Word for word, transcribe the lines below and drop the pictures.
START
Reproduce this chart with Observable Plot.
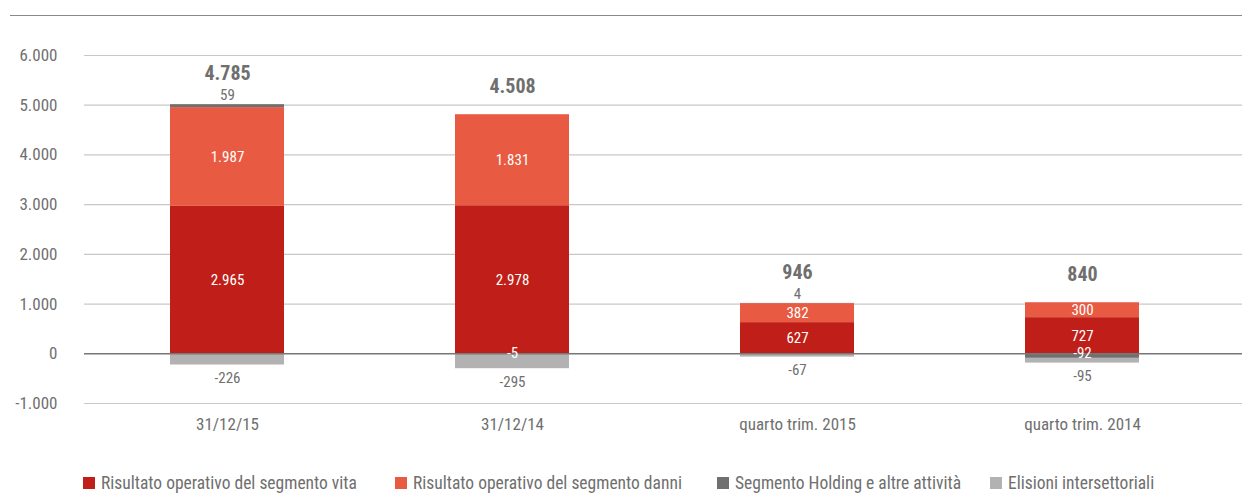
<!DOCTYPE html>
<html>
<head>
<meta charset="utf-8">
<script src="https://cdn.jsdelivr.net/npm/d3@7"></script>
<script src="https://cdn.jsdelivr.net/npm/@observablehq/plot@0.6"></script>
<style>
  html, body { margin: 0; padding: 0; background: #fff; }
  body { width: 1242px; height: 493px; overflow: hidden; position: relative;
         font-family: "Liberation Sans Narrow", "Roboto Condensed", "DejaVu Sans Condensed", sans-serif; color: #6f6f6f; }
  #topline { position: absolute; left: 10px; right: 0; top: 15px; height: 0; border-top: 1.5px solid #8a8a8a; }
  #chart { position: absolute; left: 0; top: 0; }
  #legend { position: absolute; left: 83px; top: 474px; display: flex; font-size: 17.5px; line-height: 18px; white-space: nowrap; }
  .item { display: flex; align-items: center; }
  .sw { width: 12px; height: 12px; margin-right: 6px; flex: none; }
</style>
</head>
<body>
<div id="topline"></div>
<div id="chart"></div>
<div id="legend"></div>
<script>
const categories = ["31/12/15", "31/12/14", "quarto trim. 2015", "quarto trim. 2014"];
const seriesNames = [
  "Risultato operativo del segmento vita",
  "Risultato operativo del segmento danni",
  "Segmento Holding e altre attività",
  "Elisioni intersettoriali"
];
const seriesColors = ["#bf1f18", "#e85b42", "#707070", "#b2b2b2"];
const vita = [2965, 2978, 627, 727];
const danni = [1987, 1831, 382, 300];
const holding = [59, -5, 4, -92];
const elisioni = [-226, -295, -67, -95];
const totals = [4785, 4508, 946, 840];
const yTicks = [-1000, 0, 1000, 2000, 3000, 4000, 5000, 6000];

const itLocale = d3.formatLocale({decimal: ",", thousands: ".", grouping: [3], currency: ["€", ""], minus: "-"});
const fmt = itLocale.format(",d");

const seriesValues = [vita, danni, holding, elisioni];
const long = [];
seriesValues.forEach((vals, si) => {
  vals.forEach((v, ci) => long.push({cat: categories[ci], series: seriesNames[si], si, value: v}));
});
const totalRows = categories.map((c, i) => ({
  cat: c,
  total: totals[i],
  top: [vita[i], danni[i], holding[i], elisioni[i]].filter(v => v > 0).reduce((a, b) => a + b, 0),
  hasHold: holding[i] > 0
}));

const stackOpts = {x: "cat", y: "value", z: "series", order: seriesNames};
const txt = "#6f6f6f";
const fontFam = '"Liberation Sans Narrow", "Roboto Condensed", "DejaVu Sans Condensed", sans-serif';

const plot = Plot.plot({
  width: 1242,
  height: 440,
  marginTop: 55,
  marginBottom: 37,
  marginLeft: 84,
  marginRight: 0,
  style: {fontFamily: fontFam, fontSize: "17px", color: txt, background: "transparent"},
  x: {type: "band", domain: categories, range: [83, 1226], paddingInner: 0.6, paddingOuter: 0.3, label: null},
  y: {domain: [-1000, 6000], label: null},
  color: {domain: seriesNames, range: seriesColors},
  marks: [
    Plot.ruleY(yTicks.filter(d => d !== 0), {stroke: "#c8c8c8", strokeWidth: 1.2}),
    Plot.axisY({ticks: yTicks, tickSize: 0, tickPadding: 27, tickFormat: fmt, fontSize: 17, fill: txt}),
    Plot.axisX({tickSize: 0, tickPadding: 14, fontSize: 17, fill: txt}),
    Plot.barY(long, Plot.stackY({...stackOpts, fill: "series"})),
    Plot.ruleY([0], {stroke: "#777", strokeWidth: 1.5}),
    // labels inside (vita, danni)
    Plot.text(long, Plot.stackY({...stackOpts, text: d => d.si < 2 ? fmt(d.value) : "", fill: "white", fontSize: 15})),
    // positive holding labels above the bar
    Plot.text(long, Plot.stackY2({...stackOpts, text: d => d.si === 2 && d.value > 0 ? fmt(d.value) : "", fill: txt, fontSize: 15, dy: -9})),
    // negative holding labels just above zero, in white
    Plot.text(long, Plot.stackY1({...stackOpts, text: d => d.si === 2 && d.value < 0 ? fmt(d.value) : "", fill: "white", fontSize: 15, dy: -1})),
    // elisioni labels below the bar
    Plot.text(long, Plot.stackY2({...stackOpts, text: d => d.si === 3 ? fmt(d.value) : "", fill: txt, fontSize: 15, dy: 13})),
    // totals
    Plot.text(totalRows.filter(d => d.hasHold), {x: "cat", y: "top", text: d => fmt(d.total), fill: txt, fontSize: 20, fontWeight: "bold", dy: -31}),
    Plot.text(totalRows.filter(d => !d.hasHold), {x: "cat", y: "top", text: d => fmt(d.total), fill: txt, fontSize: 20, fontWeight: "bold", dy: -28})
  ]
});
document.getElementById("chart").appendChild(plot);

const legend = document.getElementById("legend");
const itemWidths = [312, 322, 273, 230];
seriesNames.forEach((name, i) => {
  const it = document.createElement("div");
  it.className = "item";
  it.style.width = itemWidths[i] + "px";
  const sw = document.createElement("span");
  sw.className = "sw";
  sw.style.background = seriesColors[i];
  const lb = document.createElement("span");
  lb.textContent = name;
  it.appendChild(sw);
  it.appendChild(lb);
  legend.appendChild(it);
});
</script>
</body>
</html>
END
# [Exercise response]
Reproduce this chart with Observable Plot.
<!DOCTYPE html>
<html>
<head>
<meta charset="utf-8">
<script src="https://cdn.jsdelivr.net/npm/d3@7"></script>
<script src="https://cdn.jsdelivr.net/npm/@observablehq/plot@0.6"></script>
<style>
  html, body { margin: 0; padding: 0; background: #fff; }
  body { width: 1242px; height: 493px; overflow: hidden; position: relative;
         font-family: "Liberation Sans Narrow", "Roboto Condensed", "DejaVu Sans Condensed", sans-serif; color: #6f6f6f; }
  #topline { position: absolute; left: 10px; right: 0; top: 15px; height: 0; border-top: 1.5px solid #8a8a8a; }
  #chart { position: absolute; left: 0; top: 0; }
  #legend { position: absolute; left: 83px; top: 474px; display: flex; font-size: 17.5px; line-height: 18px; white-space: nowrap; }
  .item { display: flex; align-items: center; }
  .sw { width: 12px; height: 12px; margin-right: 6px; flex: none; }
</style>
</head>
<body>
<div id="topline"></div>
<div id="chart"></div>
<div id="legend"></div>
<script>
const categories = ["31/12/15", "31/12/14", "quarto trim. 2015", "quarto trim. 2014"];
const seriesNames = [
  "Risultato operativo del segmento vita",
  "Risultato operativo del segmento danni",
  "Segmento Holding e altre attività",
  "Elisioni intersettoriali"
];
const seriesColors = ["#bf1f18", "#e85b42", "#707070", "#b2b2b2"];
const vita = [2965, 2978, 627, 727];
const danni = [1987, 1831, 382, 300];
const holding = [59, -5, 4, -92];
const elisioni = [-226, -295, -67, -95];
const totals = [4785, 4508, 946, 840];
const yTicks = [-1000, 0, 1000, 2000, 3000, 4000, 5000, 6000];

const itLocale = d3.formatLocale({decimal: ",", thousands: ".", grouping: [3], currency: ["€", ""], minus: "-"});
const fmt = itLocale.format(",d");

const seriesValues = [vita, danni, holding, elisioni];
const long = [];
seriesValues.forEach((vals, si) => {
  vals.forEach((v, ci) => long.push({cat: categories[ci], series: seriesNames[si], si, value: v}));
});
const totalRows = categories.map((c, i) => ({
  cat: c,
  total: totals[i],
  top: [vita[i], danni[i], holding[i], elisioni[i]].filter(v => v > 0).reduce((a, b) => a + b, 0),
  hasHold: holding[i] > 0
}));

const stackOpts = {x: "cat", y: "value", z: "series", order: seriesNames};
const txt = "#6f6f6f";
const fontFam = '"Liberation Sans Narrow", "Roboto Condensed", "DejaVu Sans Condensed", sans-serif';

const plot = Plot.plot({
  width: 1242,
  height: 440,
  marginTop: 55,
  marginBottom: 37,
  marginLeft: 84,
  marginRight: 0,
  style: {fontFamily: fontFam, fontSize: "17px", color: txt, background: "transparent"},
  x: {type: "band", domain: categories, range: [83, 1226], paddingInner: 0.6, paddingOuter: 0.3, label: null},
  y: {domain: [-1000, 6000], label: null},
  color: {domain: seriesNames, range: seriesColors},
  marks: [
    Plot.ruleY(yTicks.filter(d => d !== 0), {stroke: "#c8c8c8", strokeWidth: 1.2}),
    Plot.axisY({ticks: yTicks, tickSize: 0, tickPadding: 27, tickFormat: fmt, fontSize: 17, fill: txt}),
    Plot.axisX({tickSize: 0, tickPadding: 14, fontSize: 17, fill: txt}),
    Plot.barY(long, Plot.stackY({...stackOpts, fill: "series"})),
    Plot.ruleY([0], {stroke: "#777", strokeWidth: 1.5}),
    // labels inside (vita, danni)
    Plot.text(long, Plot.stackY({...stackOpts, text: d => d.si < 2 ? fmt(d.value) : "", fill: "white", fontSize: 15})),
    // positive holding labels above the bar
    Plot.text(long, Plot.stackY2({...stackOpts, text: d => d.si === 2 && d.value > 0 ? fmt(d.value) : "", fill: txt, fontSize: 15, dy: -9})),
    // negative holding labels just above zero, in white
    Plot.text(long, Plot.stackY1({...stackOpts, text: d => d.si === 2 && d.value < 0 ? fmt(d.value) : "", fill: "white", fontSize: 15, dy: -1})),
    // elisioni labels below the bar
    Plot.text(long, Plot.stackY2({...stackOpts, text: d => d.si === 3 ? fmt(d.value) : "", fill: txt, fontSize: 15, dy: 13})),
    // totals
    Plot.text(totalRows.filter(d => d.hasHold), {x: "cat", y: "top", text: d => fmt(d.total), fill: txt, fontSize: 20, fontWeight: "bold", dy: -31}),
    Plot.text(totalRows.filter(d => !d.hasHold), {x: "cat", y: "top", text: d => fmt(d.total), fill: txt, fontSize: 20, fontWeight: "bold", dy: -28})
  ]
});
document.getElementById("chart").appendChild(plot);

const legend = document.getElementById("legend");
const itemWidths = [312, 322, 273, 230];
seriesNames.forEach((name, i) => {
  const it = document.createElement("div");
  it.className = "item";
  it.style.width = itemWidths[i] + "px";
  const sw = document.createElement("span");
  sw.className = "sw";
  sw.style.background = seriesColors[i];
  const lb = document.createElement("span");
  lb.textContent = name;
  it.appendChild(sw);
  it.appendChild(lb);
  legend.appendChild(it);
});
</script>
</body>
</html>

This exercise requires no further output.